As I turned to see what he was pointing at, I couldn't believe my eyes. About 20 yards from us was the biggest, most beautiful deer I've ever seen in mid-bound. It was following a two-point. As he landed he took one more leap and was in a thicket of brush and disappeared. I got a look at him for about one second before he was gone. With the thicket of brush he went into, I thought he had no chance of escaping without me getting another look (and hopefully a shot) at him.
We were in the very bottom of a gully between two ridges, the far ridge being nothing but open sage. I was praying he would come out on the far ridge and not have any cover. We wouldn't be so lucky. I never heard or saw him again that day.

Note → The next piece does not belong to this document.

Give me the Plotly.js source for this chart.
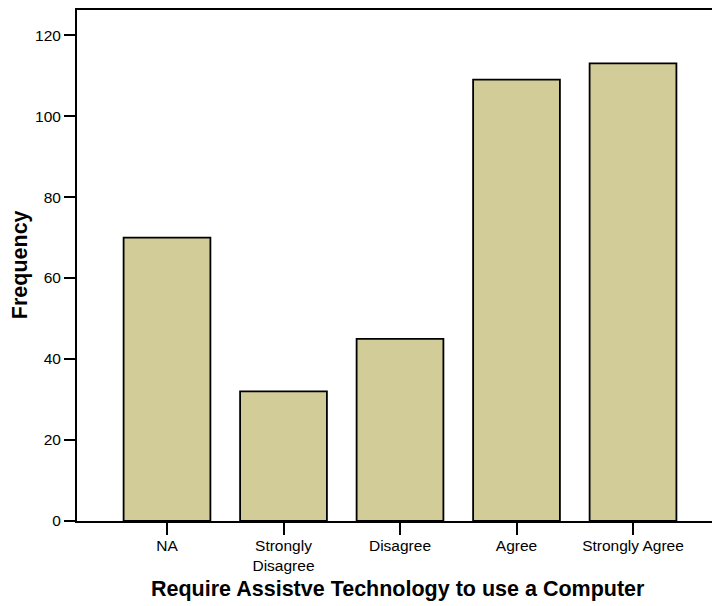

One week later, I headed back up to the same area in hopes of a chance at that same deer again. This time, I drove up further and made the two mile hike into the top of the bowl in hopes of catching him feeding between the top of the tree line and the top of the ridge where it was just brush and sage.
Glassing across the large open area, into the brush pockets below and along the ridge, I was not seeing any movement. I decided to make my way to the next small ridge to look over. As I picked up my foot to make my first step out into the open, I heard a big crash. About 75 yards below me, a deer went crashing through the brush, heading away from us. It was him!!

The most elusive animal I had ever encountered. He jumped out of his bed the second I stepped out into the open and bolted through the brush straight away from us. I saw that awesome rack for a split second again and then it was just glimpses through the trees and brush until he was out of sight. Once again, he left me without a shot, but extremely impressed with his mass of antlers. This deer had me hooked.

The following week I was headed back in search of an end to this year's hunt. It was the last day I was going to be able to hunt, as my hunt ended that Friday. I hiked into the spot on the upper side of the bowl. We started over the first small ridge on the hillside and I saw a two-point standing there looking at me from about 125 yards away. I had a feeling we were extremely close to more deer and hopefully the one I wanted.

As I scanned the hillside a little more, I saw another deer standing in the middle of a small brush pocket feeding. It was a buck. He was a nice four-point quartering away from us with his head facing the exact opposite direction. He had no idea Mark and I even existed. I was in the wide open and had nowhere to rest my gun. It was about 125 yard shot and I could tell the deer was starting to sense something was up.

As I got steady enough to pull the trigger, the buck jumped and I didn't get a shot. When he jumped, several deer started moving. They all gathered up on the far side of the brush pocket and headed over the next ridge on the hillside.
As they came out from behind the brush I saw the buck I had been after. He was one of four bucks in the group, but once again, I didn't get a good look at him.

The second that the last deer went around the hill, I sprinted 150 yards to the top hoping to catch them out in the open on the other side. As I crested the ridge, I saw that the entire group was down the other side and up the far side just about to go into the trees and disappear. The buck I was after was about ten feet from the tree line. I made a loud crying sound, stopping him dead in his tracks. He was quartered away from me, looking back to see what the noise was from about 220 yards away.

I couldn't believe the size of the buck that I was looking at. He was definitely the king of the mountain. Once again, I had no rest for my Remington .260, but I had Mark bend over to use his back as my rest.
With my gun across his back and both of us breathing heavily from the running, trying to get a steady shot was next to impossible. I squeezed the trigger slowly, knowing I only had another second or two. The buck dropped and rolled down the hill. I was shocked. I finally got him! When I actually got to the buck and got a close look at him, I was amazed. I've never seen a deer with antlers as enormously thick, tall and wide as this one had.